Written by attorney Carl Michael Shusterman

Ask Mr. Shusterman: Adjustment of Status vs. Immigrant Visa

When trying to obtain a green card, there are two options you can consider. You can apply for (1) Adjustment of Status inside the U.S. or you can apply for (2) an Immigrant Visa at a U.S. Consulate abroad. While both routes allow you to obtain a green card, there are some considerable differences.

Adjustment of Status

You can apply for Adjustment of Status if you are in the U.S. and meet certain requirements, most importantly that you entered the U.S. lawfully and never violated your immigration status. There are some exceptions, however, as it is still possible to be granted adjustment of status even if you violated your immigration status as long as you qualify under section 245(i) or 245(k) or are an immediate family member of a citizen.

If you are eligible for adjustment of status, you can avoid the time and expense of returning to your home country for consular processing. At the time of filing, you may also be able to apply for a temporary work permit (EAD) and a travel permit (Advance Parole).

USCIS usually interviews those with family-based cases. Upon the completion of a satisfactory interview, along with the fulfillment of all other requirements, you will then receive a written decision in the mail. Those with employment-based are seldom interviewed, and will usually receive a response to their applications by mail.

Immigrant Visa

If you are not qualified for, or do not wish to apply for, Adjustment of Status or you are residing outside of the U.S., you may apply for an immigrant visa through a U.S. Consulate abroad, a procedure called Consular Processing. Eligibility for obtaining your immigrant visa this way is determined by priority dates and quotas of eligible persons for your home country, posted monthly by the State Department in the Visa Bulletin. However, if you are an immediate relative of a U.S. citizen—a spouse, child (unmarried and under the age of 21) or parent—you are exempt from these quotas, and can usually receive an immigrant visa readily upon completion of the application and interview process.

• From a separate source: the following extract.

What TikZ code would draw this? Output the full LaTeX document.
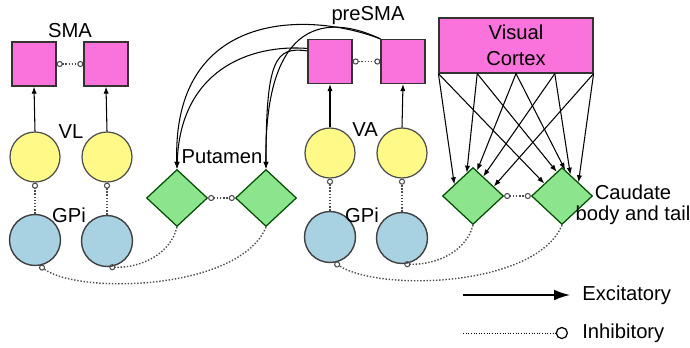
\documentclass[tikz,border=0pt]{standalone}
\usepackage{fontspec}
\setmainfont{Liberation Sans}
\usetikzlibrary{shapes.geometric,arrows.meta,calc}
\definecolor{cortexpink}{RGB}{250,115,220}
\definecolor{thalyellow}{RGB}{255,250,135}
\definecolor{gpiblue}{RGB}{168,210,226}
\definecolor{strigreen}{RGB}{140,228,140}
\begin{document}
\begin{tikzpicture}[x=0.02cm, y=-0.02cm,
	>={Latex[length=4pt,width=3pt]},
	font=\fontsize{11.5}{12}\selectfont,
	cortex/.style={draw=black!80, fill=cortexpink, line width=0.7pt, minimum size=0.88cm, inner sep=0pt},
	thal/.style={circle, draw=black!70, fill=thalyellow, line width=0.7pt, minimum size=1.0cm, inner sep=0pt},
	gpi/.style={circle, draw=black!75, fill=gpiblue, line width=0.8pt, minimum size=1.02cm, inner sep=0pt},
	stri/.style={diamond, draw=green!30!black, fill=strigreen, line width=0.7pt, minimum width=1.22cm, minimum height=1.14cm, inner sep=0pt},
	exc/.style={->, line width=0.6pt},
	inh/.style={densely dotted, line width=0.8pt, black!70, -{Circle[open,length=3.5pt,line width=0.6pt]}},
	inhh/.style={densely dotted, line width=0.8pt, black!70, {Circle[open,length=3.5pt,line width=0.6pt]}-{Circle[open,length=3.5pt,line width=0.6pt]}},
	lab/.style={inner sep=1pt}]
	
	\useasboundingbox (0,0) rectangle (690,348);
	
	% SMA, VL, GPi (left loop)
	\node[cortex] (s1) at (34,64) {};
	\node[cortex] (s2) at (106,64) {};
	\node[lab] (smalab) at (70,31) {SMA};
	\node[thal] (v1) at (35,157) {};
	\node[thal] (v2) at (107,157) {};
	\node[lab] (vllab) at (71,132) {VL};
	\node[gpi] (g1) at (35,240) {};
	\node[gpi] (g2) at (107,241) {};
	\node[lab] (gpilab) at (69,215) {GPi};
	
	% Putamen
	\node[stri] (p1) at (177,198) {};
	\node[stri] (p2) at (266,198) {};
	\node[lab] (putlab) at (222,157) {Putamen};
	
	% preSMA, VA, GPi (middle loop)
	\node[cortex] (q1) at (330,61.5) {};
	\node[cortex] (q2) at (403,61.5) {};
	\node[lab] (presmalab) at (368,16) {preSMA};
	\node[thal] (a1) at (330,153) {};
	\node[thal] (a2) at (402,153) {};
	\node[lab] (valab) at (365,130) {VA};
	\node[gpi] (h1) at (330,237) {};
	\node[gpi] (h2) at (402,238) {};
	\node[lab] (gpilab2) at (362,215) {GPi};
	
	% Caudate and visual cortex
	\node[stri] (c1) at (473,196) {};
	\node[stri] (c2) at (562,196) {};
	\node[lab, align=center] (caulab) at (633,205) {Caudate\\body and tail};
	\node[cortex, minimum width=3.08cm, minimum height=1.1cm, align=center] (vc) at (516,45.5) {Visual\\[2.5pt]Cortex};
	
	% thalamus -> cortex, GPi -| thalamus
	\foreach \a/\b in {v1/s1, v2/s2, a1/q1, a2/q2}
		\draw[exc] (\a.north) -- (\b.south);
	\foreach \a/\b in {g1/v1, g2/v2, h1/a1, h2/a2}
		\draw[inh] (\a.north) -- (\b.south);
	\foreach \a/\b in {s1/s2, q1/q2, p1/p2, c1/c2}
		\draw[inhh] (\a.east) -- (\b.west);
	
	% striatum -| GPi
	\draw[inh] (p2.south) .. controls (240,290) and (80,295) .. (g1.-80);
	\draw[inh] (p1.south) .. controls (170,255) and (140,268) .. (g2.-85);
	\draw[inh] (c2.south) .. controls (536,287) and (380,292) .. (h1.-80);
	\draw[inh] (c1.south) .. controls (466,252) and (436,265) .. (h2.-85);
	
	% preSMA -> putamen
	\draw[exc] (q2.north west) .. controls (305,10) and (172,12) .. (p1.north);
	\draw[exc] (q2.north west) .. controls (330,15) and (264,15) .. (p2.north);
	\draw[exc] (q1.150) .. controls (250,44) and (180,70) .. (p1.north);
	\draw[exc] (q1.155) .. controls (275,46) and (266,60) .. (p2.north);
	
	% visual cortex -> caudate
	\foreach \i/\f in {0/0, 1/0.25, 2/0.5, 3/0.75, 4/1}
		\coordinate (vs\i) at ($(vc.south west)!\f!(vc.south east)$);
	\foreach \i/\fl/\dl/\fr/\dr in {0/0.6/west/0.57/west, 1/0.2/west/0.17/west, 2/0.13/east/0.1/east, 3/0.33/east/0.27/east, 4/0.67/east/0.53/east} {
		\draw[exc] (vs\i) -- ($(c1.north)!\fl!(c1.\dl)$);
		\draw[exc] (vs\i) -- ($(c2.north)!\fr!(c2.\dr)$);
	}
	
	% legend
	\coordinate (exA) at (463,295);
	\node[anchor=west, inner sep=0pt] (exlab) at (582,295) {Excitatory};
	\draw[-{Latex[length=9pt,width=6pt]}, line width=0.8pt] (exA) -- ([xshift=-0.24cm]exlab.west);
	\coordinate (inA) at (463,333);
	\node[anchor=west, inner sep=0pt] (inlab) at (582,333) {Inhibitory};
	\draw[densely dotted, line width=0.5pt, -{Circle[open,length=7pt,line width=0.7pt]}] (inA) -- ([xshift=-0.28cm]inlab.west);
	
\end{tikzpicture}
\end{document}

One drawback of applying for your visa through consular processing is that if you have accrued unlawful presence in the U.S., you may be barred from re-entering the U.S. If your “unlawful presence" was for more than 180 days, you will be barred from re-entering the U.S. for 3 years. If your “unlawful presence" was for over one year, you will be barred from re-entering the U.S. for 10 years. An important exception is that if you left the U.S. prior to September 27, 1997, you will not be affected by this law.

If you choose to obtain your immigrant visa through Consular Processing, your application will be reviewed at a consulate in where you reside or last resided. However, a consulate in a third country may be used in special circumstances. The application process will initially take place through the National Visa Center (NVC). The government is currently transitioning to an online system, so if you are filing in Mexico, Canada, or in a handful of other countries, you must use the online system. For most countries, you must file a paper application along with original documents by mail to the NVC. If your visa is available for processing, you will be asked to submit the necessary paperwork for your interview, and once the NVC has all the necessary documents, the consulate will schedule you for an interview. If you are granted an immigrant visa, the consular officer will give you a visa packet. Don’t open this packet, but give it to the Customs and Border Protection Officer when you arrive in the U.S. Within 30 days, you should receive your Green Card by mail.


Adjustment of status is generally faster and easier than consular processing, and allows you to remain in the U.S. during the application process. Thus, we usually recommend that our clients adjust their status in the U.S. The problem is that some persons are ineligible for adjustment of status, perhaps because of unlawful entry, visa overstay, or working without authorization. Sections 245(k) and 245(i) offer some exceptions to these rules and allow a qualified applicant to remain in the U.S. to adjust status regardless of their prior infractions.